I once took a friend with me into the country who was one of those women who lived on excitement in every-day life. When she dressed in the morning she dressed in excitement. She went down to breakfast in excitement. She went about the most humdrum everyday affairs excited. Every event in life—little or big—was an excitement to her—and she went to bed tired out with excitement—over nothing.
We went deep in the woods and in the mountains, full of great powerful quiet.
When my friend first got there she was excited about her arrival, she was excited about the house and the people in it, but in the middle of the night she jumped up in bed with a groan of torture.
I thought she had been suddenly taken ill and started up quickly from my end of the room to see what was the trouble.
"Oh, oh," she groaned, "the quiet! It is so quiet!" Her brain which had been in a whirl of petty excitement felt keen pain when the normal quiet touched it.
Fortunately this woman had common sense and I could gradually explain the truth to her, and she acted upon it and got rested and strong and quiet.

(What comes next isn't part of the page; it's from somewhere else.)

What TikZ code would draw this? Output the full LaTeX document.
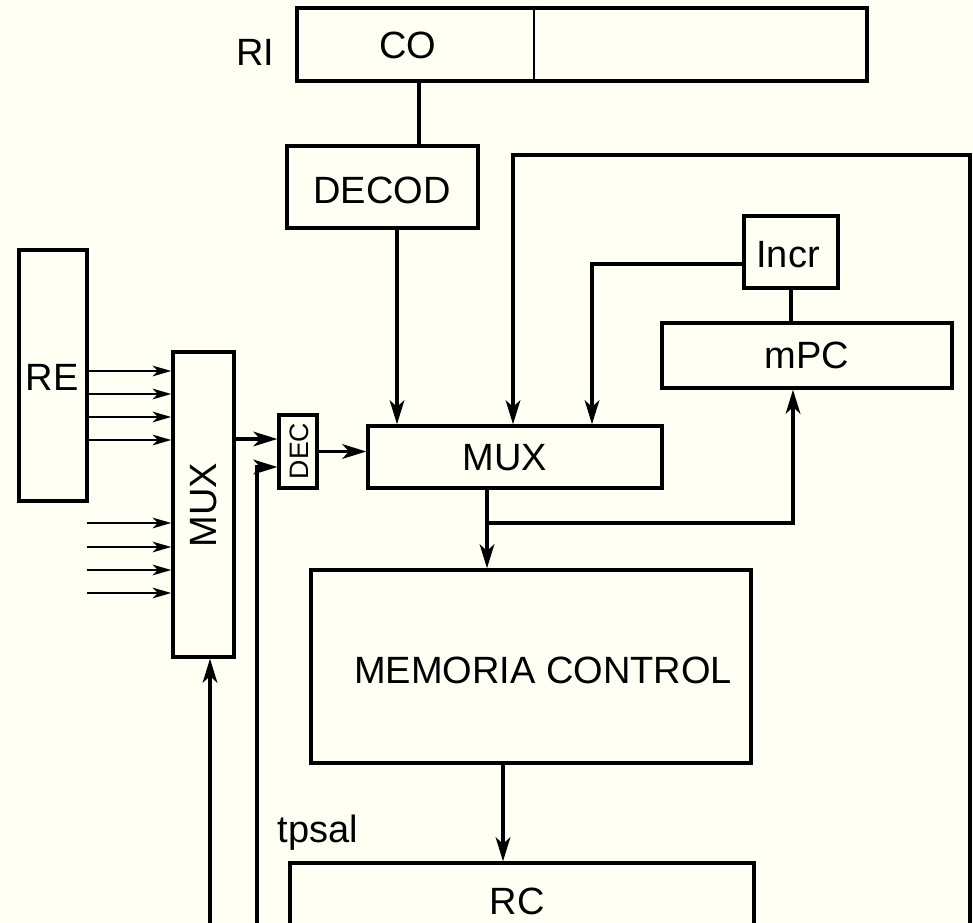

I knew another woman who had been wearing shoes that were too tight for her and that pinched her toes all together. The first time she wore shoes that gave her feet room enough the muscles of her feet hurt her so that she could hardly walk.
Of course, having been cramped into abnormal contraction the process of expanding to freedom would be painful.
If you had held your fist clenched tight for years, or months, or even weeks, how it would hurt to open it so that you could have free use of your fingers.
The same truth holds good with a fist that has been clenched, a foot that has been pinched, or a brain that has been contracted with excitement.